The initial approach is almost always tactical. A team identifies a bottleneck—say, content production volume—and applies a tool to solve it. They might use a powerful crawler to gather ranking data, feed those keywords into a content generator, and schedule the output. For a small site or a narrow niche, this can produce a short-term lift. The metrics move. Everyone feels the relief.

This is where the first major misconception takes root: the belief that automating individual tasks equates to building a system. Connecting a data scraper to a content API is not a strategy; it’s a technical workflow. It addresses the “how” but completely ignores the “why” and the “so what.”

The cracks start to show as you scale. What works for 100 pages begins to fray at 10,000. The common pitfalls aren’t technical failures; they are strategic blind spots amplified by automation.

  • The Keyword Echo Chamber: Automated systems are brilliant at finding what’s already there. They scrape SERPs, identify patterns, and suggest you write more of the same. This leads to content that is perfectly optimized for a landscape that existed 60 days ago, not for what users will need next month. You end up in a red ocean, competing on the same terms with diminishing returns, while missing emerging questions and adjacent topics entirely.
  • The Context Collapse: An AI doesn’t understand your brand’s unique perspective, your historical missteps, or the subtle competitive positioning in the French market versus the Brazilian one. At scale, automated content tends toward a bland, middle-of-the-road tone. It may be grammatically correct and technically on-topic, but it lacks the point of view that builds authority and trust. It sounds like everyone else.
  • The Maintenance Debt Explosion: This is the silent killer. Publishing 500 AI-generated articles is easy. Maintaining them is a nightmare. A core algorithm update rolls out, a new competitor changes the intent behind a key term, or a product feature is deprecated. An automated publishing system has no mechanism to flag these articles for review. You’re left with a growing corpus of potentially outdated or misaligned content that slowly erodes your site’s credibility. The larger the scale, the greater the liability.

From Tactical Hacks to Systemic Thinking

The shift in understanding, the one that usually comes after a few scares or a plateau in results, is this: sustainable automation isn’t about removing humans from the process. It’s about strategically deploying humans and machines where each excels.

The goal shifts from “automating content creation” to “automating content intelligence and governance.” The human role moves from writer/editor to strategist/curator/auditor.

This thinking leads to a different set of questions: * What data, beyond just ranking keywords, should drive our content decisions? (Think: search volatility, question-type analysis, competitor content gaps). * What are the clear guardrails—brand voice, factual accuracy, topical expertise thresholds—that any piece of content must have before publication? * How do we build a process not just for creation, but for continuous evaluation and iteration?

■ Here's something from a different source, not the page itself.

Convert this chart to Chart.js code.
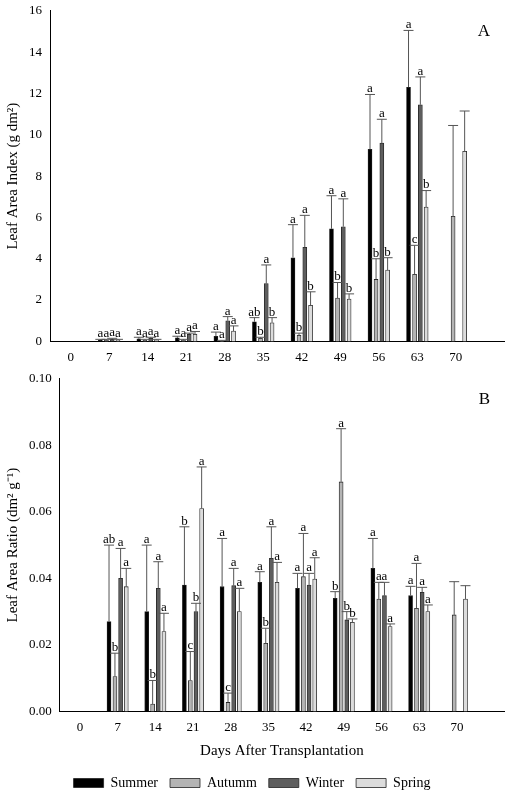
<!DOCTYPE html>
<html><head><meta charset="utf-8">
<script src="https://cdn.jsdelivr.net/npm/chart.js@4"></script>
<style>body{margin:0;background:#fff}#a{position:absolute;left:0;top:0}#b{position:absolute;left:0;top:368px}</style>
</head><body>
<div id="a" style="width:512px;height:368px"><canvas id="ca"></canvas></div>
<div id="b" style="width:512px;height:432px"><canvas id="cb"></canvas></div>
<script>
const days=[7,14,21,28,35,42,49,56,63,70];
const seriesNames=['Summer','Autumm','Winter','Spring'];
// Panel A: Leaf Area Index
const laiSummer=[0.05,0.12,0.17,0.25,0.95,4.05,5.45,9.3,12.3,null];
const laiAutumn=[0.05,0.05,0.05,0.02,0.15,0.3,2.1,3.0,3.25,6.05];
const laiWinter=[0.1,0.15,0.35,1.0,2.8,4.55,5.55,9.6,11.45,null];
const laiSpring=[0.08,0.08,0.35,0.5,0.9,1.75,2.05,3.45,6.5,9.2];
const laiSummerTop=[0.1,0.2,0.25,0.45,1.15,5.65,7.05,11.95,15.05,null];
const laiAutumnTop=[0.1,0.1,0.1,0.05,0.2,0.4,2.85,4.0,4.65,10.45];
const laiWinterTop=[0.15,0.2,0.4,1.2,3.7,6.1,6.9,10.75,12.8,null];
const laiSpringTop=[0.1,0.1,0.48,0.75,1.15,2.4,2.3,4.05,7.3,11.15];
const laiSummerLet=['a','a','a','a','ab','a','a','a','a',''];
const laiAutumnLet=['a','a','a','a','b','b','b','b','c',''];
const laiWinterLet=['a','a','a','a','a','a','a','a','a',''];
const laiSpringLet=['a','a','a','a','b','b','b','b','b',''];
// Panel B: Leaf Area Ratio
const larSummer=[0.027,0.030,0.038,0.0375,0.0388,0.037,0.034,0.043,0.0348,null];
const larAutumn=[0.0105,0.0022,0.0093,0.0027,0.0205,0.0405,0.069,0.0338,0.031,0.029];
const larWinter=[0.040,0.037,0.030,0.0378,0.046,0.038,0.0275,0.0348,0.0358,null];
const larSpring=[0.0375,0.024,0.061,0.030,0.0388,0.0398,0.0268,0.0255,0.030,0.0338];
const larSummerTop=[0.050,0.050,0.0555,0.052,0.042,0.0415,0.036,0.052,0.0376,null];
const larAutumnTop=[0.0175,0.0093,0.018,0.0055,0.025,0.0535,0.085,0.0388,0.0445,0.039];
const larWinterTop=[0.049,0.045,0.0325,0.043,0.0555,0.0415,0.030,0.0388,0.0373,null];
const larSpringTop=[0.043,0.0295,0.0735,0.037,0.0448,0.0462,0.0278,0.0263,0.032,0.0378];
const larSummerLet=['ab','a','b','a','a','a','b','a','a',''];
const larAutumnLet=['b','b','c','c','b','a','a','a','a',''];
const larWinterLet=['a','a','b','a','a','a','b','a','a',''];
const larSpringLet=['a','a','a','a','a','a','b','a','a',''];

const colors=['#000000','#b4b4b4','#5e5e5e','#dcdcdc'];
const offsets=[-1.6,-0.5,0.55,1.6];
const FONT='"Liberation Serif", "Times New Roman", serif';

function mkDatasets(vals,tops,lets){
  return vals.map((v,i)=>({
    label:seriesNames[i],
    data:days.map((d,j)=>({x:d+offsets[i],y:v[j],top:tops[i][j],let:lets[i][j]})).filter(p=>p.y!==null),
    backgroundColor:colors[i],borderColor:'#222',borderWidth:0.8,
    barThickness:4,grouped:false
  }));
}
const errPlugin={id:'err',afterDatasetsDraw(c,args,opts){
  const ctx=c.ctx,x=c.scales.x,y=c.scales.y;
  ctx.save();
  c.data.datasets.forEach((ds,i)=>{
    ds.data.forEach(p=>{
      if(p.top==null)return;
      const px=x.getPixelForValue(p.x),py=y.getPixelForValue(p.y),pt=y.getPixelForValue(p.top);
      ctx.strokeStyle='#555';ctx.lineWidth=1;
      ctx.beginPath();ctx.moveTo(px,py);ctx.lineTo(px,pt);ctx.moveTo(px-5,pt);ctx.lineTo(px+5,pt);ctx.stroke();
      if(p.let){ctx.fillStyle='#000';ctx.font='13px '+FONT;ctx.textAlign='center';ctx.textBaseline='bottom';ctx.fillText(p.let,px,pt+1);}
    });
  });
  ctx.font='17px '+FONT;ctx.fillStyle='#000';ctx.textAlign='right';ctx.textBaseline='top';
  ctx.fillText(opts.tag,c.chartArea.right-14,c.chartArea.top+12);
  ctx.restore();
}};
function opts(ymax,step,title,dec,legend,xtitle){
  return {responsive:true,maintainAspectRatio:false,animation:false,
    layout:{padding:{top:8,right:8,left:0,bottom:legend?0:0}},
    plugins:{legend:legend?{display:true,position:'bottom',labels:{color:'#000',font:{family:FONT,size:14},boxWidth:30,boxHeight:9,padding:12}}:{display:false},
      tooltip:{enabled:false},err:{tag:legend?'B':'A'}},
    scales:{
      x:{type:'linear',min:0,max:75,ticks:{stepSize:7,color:'#000',font:{family:FONT,size:13},callback:v=>v%7===0&&v<=70?v:''},
        afterBuildTicks:a=>{a.ticks=[0,...days].map(v=>({value:v}));},
        grid:{display:false,drawTicks:true,tickLength:5},border:{color:'#000'},
        title:{display:!!xtitle,text:xtitle,color:'#000',font:{family:FONT,size:15}}},
      y:{min:0,max:ymax,ticks:{stepSize:step,color:'#000',font:{family:FONT,size:13},callback:v=>v.toFixed(dec)},
        grid:{display:false,tickLength:5},border:{color:'#000'},
        title:{display:true,text:title,color:'#000',font:{family:FONT,size:15}}}
    }};
}
new Chart(document.getElementById('ca'),{type:'bar',
  data:{datasets:mkDatasets([laiSummer,laiAutumn,laiWinter,laiSpring],[laiSummerTop,laiAutumnTop,laiWinterTop,laiSpringTop],[laiSummerLet,laiAutumnLet,laiWinterLet,laiSpringLet])},
  options:opts(16,2,'Leaf Area Index (g dm²)',0,false,''),plugins:[errPlugin]});
new Chart(document.getElementById('cb'),{type:'bar',
  data:{datasets:mkDatasets([larSummer,larAutumn,larWinter,larSpring],[larSummerTop,larAutumnTop,larWinterTop,larSpringTop],[larSummerLet,larAutumnLet,larWinterLet,larSpringLet])},
  options:opts(0.10,0.02,'Leaf Area Ratio (dm² g⁻¹)',2,true,'Days After Transplantation'),plugins:[errPlugin]});
</script></body></html>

In this model, tools serve a different purpose. They aren’t writers by fiat; they are force multipliers for human strategy. For instance, using a platform like SEONIB to track real-time search trends across multiple regions can highlight unexpected surges in specific query types. This isn’t a signal to “write an article immediately,” but a signal for a strategist to investigate: Is this a fleeting news jacking opportunity, or the early sign of a sustained shift in user intent? The tool provides the early warning; the human provides the judgment.

The Practical Loop: Intelligence, Creation, Audit

A more resilient approach in 2026 looks less like a straight line and more like a loop with multiple human checkpoints.

  1. Automated Discovery & Intelligence: This is where machines excel. Continuously monitor search data, competitor movements, and industry chatter. The output isn’t a list of articles to write, but a prioritized dashboard of opportunities, risks, and anomalies for a strategist to review.
  2. Guided Creation: Here, automation provides a first draft based on the best-performing structures and data points for a given topic. But the critical step is a human-in-the-loop review for strategic alignment, nuance, and unique insight. The AI handles the heavy lifting of structure and data compilation; the human ensures it aligns with a larger narrative.
  3. Systematic Audit & Iteration: This is the most overlooked component. An automated system should regularly audit existing content against current performance data and algorithm signals. It can flag pages with dropping traffic, newly competitive SERPs, or content that no longer matches search intent. It doesn’t automatically rewrite them. It creates a prioritized task list for the content team to strategically update or retire assets. This turns maintenance from a chaotic chore into a managed process.

The Uncertainties That Remain

No system is perfect. The biggest uncertainty is the pace of change. Search engines are increasingly evaluating content for experience, expertise, authoritativeness, and trustworthiness (E-E-A-T) in ways that are difficult to fully codify into an algorithm. An automated system can check for keyword density and readability, but can it truly assess if an article demonstrates first-hand experience? Not yet.

Furthermore, the “right” answer for content is becoming more situational. The best result for a query in an educational context differs from one in a commercial context. Discerning and adapting to this requires a level of contextual understanding that remains a human strength.

FAQ: Real Questions from the Field

Q: So, are you saying full SEO content automation is impossible? A: It depends on your definition of “full.” Automating the entire process from spark to publication without human oversight is incredibly risky and likely unsustainable at an enterprise level. However, automating 80% of the research, drafting, and auditing workload while keeping humans in the key strategic decision points is not only possible but highly efficient and far more reliable.

Q: What’s the single biggest mistake teams make when starting? A: Automating the output before defining the input strategy. They buy a tool to generate articles before they’ve established a clear, human-defined framework for what makes a “good” article for their brand, their audience, and their goals. The tool then optimizes for the wrong thing.

Q: How do you measure the success of this “hybrid” approach vs. pure automation? A: Look beyond organic traffic. Measure content efficiency (time saved in research/drafting), strategic alignment scores (how well content matches briefs), and most importantly, content health (the percentage of your corpus that is actively maintained and performing). Pure automation might spike traffic briefly; a hybrid system builds a growing, sustainable asset.